Drop columns where any of the models has no data to ensure consistent time frame

In [6]:
df_o2inv_lsw.dropna(inplace=True)
df_o2inv_lsw = df_o2inv_lsw-df_o2inv_lsw.mean()

df_o2inv_bot.dropna(inplace=True)
df_o2inv_bot = df_o2inv_bot-df_o2inv_bot.mean()

### Correlation score
Correlation between modeled and observational time series of oxygen content anomalies in the LSW layer

In [7]:
lsw_corr = df_o2inv_lsw.corrwith(df_o2inv_lsw['Obs'])
scr_corr = (20*lsw_corr**2/0.81).round()
scr_corr[scr_corr < 0] = 0

### Maximum anomaly in LSW layer (0-2200m)
Ratio of the differences between maximum from 1990-1995 and minimum from 2002-2007 in model and observation

In [8]:
lsw_max = df_o2inv_lsw["1990-01-01":"1995-01-01"].max()-df_o2inv_lsw["2002-01-01":"2007-01-01"].min()

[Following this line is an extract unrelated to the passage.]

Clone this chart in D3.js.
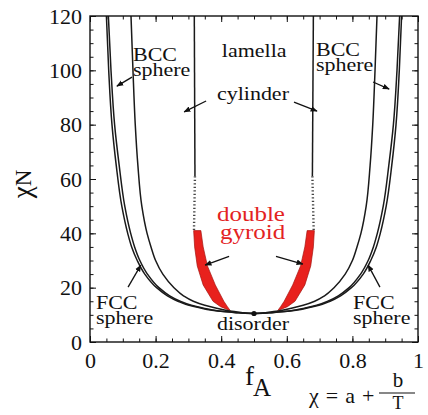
<!DOCTYPE html>
<html>
<head>
<meta charset="utf-8">
<script src="https://cdn.jsdelivr.net/npm/d3@7"></script>
<style>
body { margin: 0; background: #fff; }
text { font-family: "Liberation Serif", "Times New Roman", "DejaVu Serif", serif; fill: #111; }
</style>
</head>
<body>
<svg id="drawing_region"></svg>
<script>
// chi*N levels shared by the phase boundaries
const chiN = [120, 100, 80, 65, 50, 40, 35, 30, 25, 20, 17, 15, 13.5, 12.5, 11.8, 11.2, 10.8, 10.6, 10.5];

// f_A of each boundary at those levels
const odtLeft  = [0.050, 0.057, 0.067, 0.080, 0.097, 0.115, 0.127, 0.144, 0.167, 0.203, 0.236, 0.268, 0.302, 0.338, 0.368, 0.405, 0.445, 0.472, 0.5];
const fccLeft  = [0.056, 0.064, 0.075, 0.089, 0.106, 0.124, 0.136, 0.152, 0.175, 0.210, 0.243, 0.275, 0.309, 0.344, 0.373, 0.410, 0.448, 0.474, 0.5];
const bccLeft  = [0.125, 0.131, 0.138, 0.146, 0.158, 0.174, 0.186, 0.200, 0.222, 0.256, 0.285, 0.315, 0.350, 0.383, 0.410, 0.440, 0.465, 0.483, 0.5];
const odtRight = [0.950, 0.943, 0.933, 0.920, 0.903, 0.885, 0.873, 0.856, 0.833, 0.797, 0.764, 0.732, 0.698, 0.662, 0.632, 0.595, 0.555, 0.528, 0.5];
const fccRight = [0.944, 0.936, 0.925, 0.911, 0.894, 0.876, 0.864, 0.848, 0.825, 0.790, 0.757, 0.725, 0.691, 0.656, 0.627, 0.590, 0.552, 0.526, 0.5];
const bccRight = [0.875, 0.869, 0.862, 0.854, 0.842, 0.826, 0.814, 0.800, 0.778, 0.744, 0.715, 0.685, 0.650, 0.617, 0.590, 0.560, 0.535, 0.517, 0.5];

// cylinder / lamella boundary: solid part, dotted part
const cylChi       = [120, 61];
const cylLeft      = [0.318, 0.320];
const cylRight     = [0.681, 0.678];
const cylDotChi    = [61, 41];
const cylDotLeft   = [0.320, 0.317];
const cylDotRight  = [0.678, 0.682];

// double gyroid window
const gyrChi        = [41, 35, 28, 21, 15, 13, 11.5];
const gyrLeftOuter  = [0.316, 0.319, 0.327, 0.345, 0.375, 0.398, 0.428];
const gyrLeftInner  = [0.338, 0.345, 0.358, 0.382, 0.408, 0.419, 0.428];
const gyrRightOuter = [0.684, 0.681, 0.673, 0.655, 0.625, 0.602, 0.572];
const gyrRightInner = [0.662, 0.655, 0.642, 0.618, 0.592, 0.581, 0.572];

// critical point
const critical = [0.5, 10.5];

// tick labels
const xTicks = [0, 0.2, 0.4, 0.6, 0.8, 1];
const xMinor = [0, 0.05, 0.1, 0.15, 0.2, 0.25, 0.3, 0.35, 0.4, 0.45, 0.5, 0.55, 0.6, 0.65, 0.7, 0.75, 0.8, 0.85, 0.9, 0.95, 1];
const yTicks = [0, 20, 40, 60, 80, 100, 120];
const yMinor = d3.range(0, 121, 5);

const zip = (fs, cs) => fs.map((f, i) => [f, cs[i]]);

const W = 428, H = 415;
const mLeft = 90, mRight = 418, mTop = 16, mBottom = 342;

const svg = d3.select('#drawing_region')
    .attr('width', W)
    .attr('height', H);

const xscale = d3.scaleLinear().domain([0, 1]).range([mLeft, mRight]);
const yscale = d3.scaleLinear().domain([0, 120]).range([mBottom, mTop]);

const line = d3.line()
    .x(d => xscale(d[0]))
    .y(d => yscale(d[1]))
    .curve(d3.curveMonotoneY);

// arrow head
svg.append('defs').append('marker')
    .attr('id', 'head')
    .attr('viewBox', '0 0 10 10')
    .attr('refX', 9).attr('refY', 5)
    .attr('markerWidth', 7).attr('markerHeight', 7)
    .attr('markerUnits', 'userSpaceOnUse')
    .attr('orient', 'auto')
    .append('path')
    .attr('d', 'M0,1 L10,5 L0,9 Z')
    .attr('fill', '#111');

// gyroid regions: outer edge down, inner edge back up
const gyrLeft = zip(gyrLeftOuter, gyrChi).concat(zip(gyrLeftInner, gyrChi).reverse());
const gyrRight = zip(gyrRightOuter, gyrChi).concat(zip(gyrRightInner, gyrChi).reverse());
const edge = d3.line()
    .x(p => xscale(p[0]))
    .y(p => yscale(p[1]))
    .curve(d3.curveLinear);

svg.selectAll('.gyroid')
    .data([gyrLeft, gyrRight])
    .enter()
    .append('path')
    .attr('class', 'gyroid')
    .attr('d', d => edge(d) + 'Z')
    .attr('fill', '#e8211d')
    .attr('stroke', '#a51410')
    .attr('stroke-width', 0.7);

// phase boundaries
const bounds = [odtLeft, fccLeft, bccLeft, odtRight, fccRight, bccRight].map(fs => zip(fs, chiN));
svg.selectAll('.bound')
    .data(bounds)
    .enter()
    .append('path')
    .attr('class', 'bound')
    .attr('d', line)
    .attr('fill', 'none')
    .attr('stroke', '#1a1a1a')
    .attr('stroke-width', 1.5);

svg.selectAll('.cyl')
    .data([zip(cylLeft, cylChi), zip(cylRight, cylChi)])
    .enter()
    .append('path')
    .attr('class', 'cyl')
    .attr('d', line)
    .attr('fill', 'none')
    .attr('stroke', '#1a1a1a')
    .attr('stroke-width', 1.5);

svg.selectAll('.cyldot')
    .data([zip(cylDotLeft, cylDotChi), zip(cylDotRight, cylDotChi)])
    .enter()
    .append('path')
    .attr('class', 'cyldot')
    .attr('d', line)
    .attr('fill', 'none')
    .attr('stroke', '#444')
    .attr('stroke-width', 2.4)
    .attr('stroke-dasharray', '1.3,2.2');

svg.append('circle')
    .attr('cx', xscale(critical[0]))
    .attr('cy', yscale(critical[1]))
    .attr('r', 2.6)
    .attr('fill', '#111');

// axes (ticks inside on all four sides)
const tickStyle = g => {
    g.select('.domain').remove();
    g.selectAll('line').attr('stroke', '#111').attr('stroke-width', 1);
};
const labelStyle = g => g.selectAll('text')
    .attr('font-size', 22)
    .attr('fill', '#111');

svg.append('g').attr('transform', `translate(0,${mBottom})`)
    .call(d3.axisBottom(xscale).tickValues(xMinor).tickSize(-3.5).tickFormat(''))
    .call(tickStyle);
svg.append('g').attr('transform', `translate(0,${mTop})`)
    .call(d3.axisTop(xscale).tickValues(xMinor).tickSize(-3.5).tickFormat(''))
    .call(tickStyle);
svg.append('g').attr('transform', `translate(${mLeft},0)`)
    .call(d3.axisLeft(yscale).tickValues(yMinor).tickSize(-3.5).tickFormat(''))
    .call(tickStyle);
svg.append('g').attr('transform', `translate(${mRight},0)`)
    .call(d3.axisRight(yscale).tickValues(yMinor).tickSize(-3.5).tickFormat(''))
    .call(tickStyle);

svg.append('g').attr('transform', `translate(0,${mBottom})`)
    .call(d3.axisBottom(xscale).tickValues(xTicks).tickSize(-6).tickPadding(10).tickFormat(d3.format('~g')))
    .call(tickStyle)
    .call(labelStyle);
svg.append('g').attr('transform', `translate(${mLeft},0)`)
    .call(d3.axisLeft(yscale).tickValues(yTicks).tickSize(-6).tickPadding(8).tickFormat(d3.format('~g')))
    .call(tickStyle)
    .call(labelStyle);
svg.append('g').attr('transform', `translate(0,${mTop})`)
    .call(d3.axisTop(xscale).tickValues(xTicks).tickSize(-6).tickFormat(''))
    .call(tickStyle);
svg.append('g').attr('transform', `translate(${mRight},0)`)
    .call(d3.axisRight(yscale).tickValues(yTicks).tickSize(-6).tickFormat(''))
    .call(tickStyle);

svg.append('rect')
    .attr('x', mLeft).attr('y', mTop)
    .attr('width', mRight - mLeft).attr('height', mBottom - mTop)
    .attr('fill', 'none')
    .attr('stroke', '#111')
    .attr('stroke-width', 1.4);

// arrows, in data units [f, chiN] -> head
const arrows = [
    [[0.128, 97.5], [0.082, 94.2]],
    [[0.863, 95.7], [0.912, 93.1]],
    [[0.354, 88.7], [0.287, 84.7]],
    [[0.622, 88.3], [0.692, 85.0]],
    [[0.116, 20.2], [0.155, 28.3]],
    [[0.884, 20.2], [0.848, 28.3]],
    [[0.424, 31.5], [0.351, 28.3]],
    [[0.567, 31.5], [0.649, 28.7]],
];
svg.selectAll('.arrow')
    .data(arrows)
    .enter()
    .append('line')
    .attr('class', 'arrow')
    .attr('x1', d => xscale(d[0][0])).attr('y1', d => yscale(d[0][1]))
    .attr('x2', d => xscale(d[1][0])).attr('y2', d => yscale(d[1][1]))
    .attr('stroke', '#111')
    .attr('stroke-width', 1.3)
    .attr('marker-end', 'url(#head)');

// phase labels (slightly squashed type, as in the original figure);
// two-line labels are one text with a tspan per line
const labels = [
    { lines: ['BCC', 'sphere'], f: 0.131, c: 103.3 },
    { lines: ['BCC', 'sphere'], f: 0.689, c: 105.1 },
    { lines: ['lamella'], f: 0.402, c: 104.9 },
    { lines: ['cylinder'], f: 0.387, c: 89.1 },
    { lines: ['FCC', 'sphere'], f: 0.018, c: 12.0 },
    { lines: ['FCC', 'sphere'], f: 0.802, c: 12.0 },
    { lines: ['disorder'], f: 0.387, c: 4.4 },
];
const lab = svg.selectAll('.label')
    .data(labels)
    .enter()
    .append('text')
    .attr('class', 'label')
    .attr('transform', d => `translate(${xscale(d.f)},${yscale(d.c)}) scale(1,0.84)`)
    .attr('font-size', 22);
lab.selectAll('tspan')
    .data(d => d.lines)
    .enter()
    .append('tspan')
    .attr('x', 0)
    .attr('dy', (d, i) => i === 0 ? 0 : 17.8)
    .text(d => d);

const red = svg.append('text')
    .attr('transform', `translate(${xscale(0.387)},${yscale(44.4)}) scale(1,0.84)`)
    .attr('font-size', 25)
    .style('fill', '#e3231f');
red.append('tspan').attr('x', 0).text('double');
red.append('tspan').attr('x', 3).attr('dy', 20.7).text('gyroid');

// axis titles
const ylab = svg.append('text')
    .attr('transform', 'translate(31,184) rotate(-90)')
    .attr('text-anchor', 'middle');
ylab.append('tspan').attr('font-size', 27).text('χ');
ylab.append('tspan').attr('font-size', 23).text('N');

const xlab = svg.append('text').attr('x', 245).attr('y', 385);
xlab.append('tspan').attr('font-size', 27).text('f');
xlab.append('tspan').attr('font-size', 25).attr('dy', 11).attr('dx', -1).text('A');

svg.append('text')
    .attr('x', 309).attr('y', 403)
    .attr('font-size', 22)
    .attr('word-spacing', 1.5)
    .text('χ = a +');
svg.append('text')
    .attr('x', 398).attr('y', 387)
    .attr('font-size', 21)
    .attr('text-anchor', 'middle')
    .text('b');
svg.append('line')
    .attr('x1', 379).attr('x2', 415)
    .attr('y1', 393).attr('y2', 393)
    .attr('stroke', '#111').attr('stroke-width', 1.1);
svg.append('text')
    .attr('x', 398).attr('y', 409)
    .attr('font-size', 18)
    .attr('text-anchor', 'middle')
    .text('T');
</script>
</body>
</html>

scr_max = 20*(lsw_max/lsw_max['Obs'])
# Set to 0 if less than 0, or use inverse ratio if lsw_max(model) > lsw_max(Obs)
scr_max[lsw_max > lsw_max['Obs']] = 20*(lsw_max['Obs']/lsw_max[lsw_max > lsw_max['Obs']])
scr_max = scr_max.round()
scr_max[scr_max < 0] = 0

### Standard deviation for layer 2 (2200m-bottom)
Ratio of standard deviations in bottom layer between models and observations

In [9]:
bot_std = df_o2inv_bot.std()

scr_std = 20*(bot_std/bot_std['Obs'])
# use inverse ratio if bot_std(model) > bot_std(Obs)
scr_std[bot_std > bot_std['Obs']] = 20*(bot_std['Obs']/bot_std[bot_std > bot_std['Obs']])
scr_std = scr_std.round()

### Mean Oxygen profile score
For this score, 10 points are based on the mean absolute bias in layer 1, and 10 on the mean absolute bias in layer 2. Note that this is different from calculating a bias over the whole water column, because in our calculation a positive bias in one layer and negative in the other do not offset

In [10]:
o2_diff = df_o2_prof.sub(df_o2_prof['Obs'], axis=0)
scr_prof_1 = 10 - abs(o2_diff[o2_diff.index < 2200].mean(axis=0))/2
scr_prof_2 = 10 - abs(o2_diff[o2_diff.index >= 2200].mean(axis=0))/2
scr_prof_1[scr_prof_1 < 0] = 0
scr_prof_2[scr_prof_2 < 0] = 0
scr_prof = (scr_prof_1 + scr_prof_2).round()

### Gas exchange score
Based on comparison of the mean gas exchange over the study period with the mean and standard deviation of values taken from the literature (Wolf et al, 2018 and Atamanchuk et al., 2020; see paper for references)

In [11]:
std_gex = 5.2

scr_gex = (20-(abs(df_gex['Obs'][0]-df_gex)-std_gex/2)/(4*std_gex)*20).round()
scr_gex[scr_gex < 0] = 0
scr_gex[scr_gex > 20] = 20

### Calculate and print total score

Note that these scores can be slightly different from those reported in the paper because of small differences in how Matlab and python handle some of the operations

In [12]:
scr = scr_corr + scr_max + scr_std + scr_prof + scr_gex
scr.drop(['Obs'], axis=1)

Unnamed: 0,miroc_e2sl,noaa_gfdl
0,51.0,45.0